入口と出口、とどまること
ここのところ、あれこれと落ち着かない日々を過ごしていた。
数日前には修士論文の公聴会があった。それから溜まっていた仕事をなんとかひと段落させて、今は論文の最終提出まであと10日のところにいる。ひと息つくには良い頃だった。それで1ヶ月ぶりに、お気に入りの喫茶店に来た。2月に入って少し値上がりしたようだけど、お店は変わらずそこに存在していた。そのことで、まずは安心した。
運良く窓際の席が空いていた。そこに座ると、窓の先には阪急電車のプラットフォームが見える。ときどき電車がやって来て、少しとどまって、去っていく。線路とプラットフォームによる、明快で間違いようがない入口と出口がある。そして大抵のものが長くはとどまらない。批判するつもりもなく、ただ、せわしない場所だと思う。
そういうせわしない場所が世の中にはたくさんある。というよりも、ほとんどの場所がそうなのだといえるかもしれない。
あるいはそれは、こちら側がどういう時間尺度で場所を見るのかという問題でもある。
日本列島はたかだか3000年前にその輪郭が生じたもので、ある建築は100年そこらしかそこに存在できなかった。そして人はせいぜい100年程度しか生きられないし、僕はもう26年も生きている。あるいはまだ、26年しか生きていない。
ちょうど5年前、同じように落ち着かない日々を過ごしているあいだに、好きだったカフェが閉業していたことを思い出していた。
頻繁に通っていたわけではなかったのだけど、とにかく落ち着くことができる場所だった。僕の知る限りにおいては口数の少ない店主がいて、創作どんぶりがつくられていた。そしてコーヒーとクリーム・ブリュレが美味しかった。あとは沢山の本があって(小説はだいたい単行本だった)、座り心地の良い、造り付けの椅子があった。
そのカフェは、それらを自由に持っていってくださいというふうにして閉業した。それがその場所の出口を示していた。

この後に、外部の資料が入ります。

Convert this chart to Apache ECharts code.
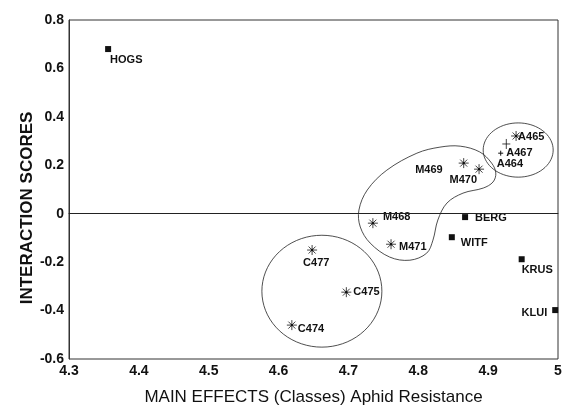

長い潜水のような日々の後、久しぶりにそこに行くと、すでにその状況があった。仕方がないことであったし、悲しいことだった。そして何ひとつ持って帰らなかった。ずいぶん迷った末にそうしたことをよく覚えている。結局、僕があのカフェで創作どんぶりを食べることはなかった。いつもコーヒーとクリーム・ブリュレだった。あとはときどき、ハートランド・ビール。
いろんな出口が思い出される。あるいは、いろんな出て行き方が。
どうにも入口より、出口のことを考えてしまう。
この喫茶店は、たかだか1か月やそこらで、突如として無くなるような場所ではないと思えたし、みんなそう思っているようだった。それは確かにそうなのだけど、現実は不確かで脆い。そしてできることなら、そのことに自覚的でありたい。
後ろの席では、お店の人たちがなにやら作業をしている。それが何なのかはわからない。たとえば、伝票の処理なのだろうと想像するのだけど、もしかしたら見当違いかもしれない。
まだ書きたいことがあるのだけど、それがうまく整理できていない。いったい、なにを書いているのかもよくわかっていない。ただ、入口と出口のことが頭にある。
たとえば論文のこと。
残念ながら、論文を書くことに納得できる出口はなさそうだと感じている。あるいは見つけられそうにない。今となっては、社会的なまっとうさや教育課程上の義務によって、つまり外的な何かによって書いているわけではないのだから、当然なのかもしれない。これまた残念であり、幸運なことに、出口はもはや自分の中にしかない。言い換えれば、出口を自分で設定できてしまう。たとえば、安易で簡単なところに。
そして、頑張り続けることは案外難しい。生きていると少しずつ、自分を慰めるための息継ぎがうまくなっていく(また残念なことに、頑張ることを面白くない冗談の対象にする人が教員にもいて、否が応でも、そこからダメージを受けてしまう)。
さらには、頑張るだけではどうにもならないことがある。つまり、どこまで深く潜れるのかということがある。
それは何よりも大切なことでありながら、自分だけで何とかできるものではない。深く潜るためには、自分や自分の思考の前に立ちはだかり、ほぐし、解体してくれる存在が必要になる。僕にとってのそれは、数少ない尊敬できる建築家(指導教員)であり、なぜか気にかけてくれている先生であり、尊敬している先輩であった。論文を書くということは、彼らの存在無しには成立し得なかった(そして彼らの存在ゆえに、今も出口がない)。この恵まれた豊かさを、どう表現すればよいのかわからない。こういう場所に居られることが嬉しいし、彼らの真剣さによる優しさに感謝したいと思う。ほんとうに。
だからこそ、まだここにとどまらなくてはならない…。
いつになく不安で不穏な書き出しではあったけれど、思いのほか前向きな気持ちになれたのでよかった。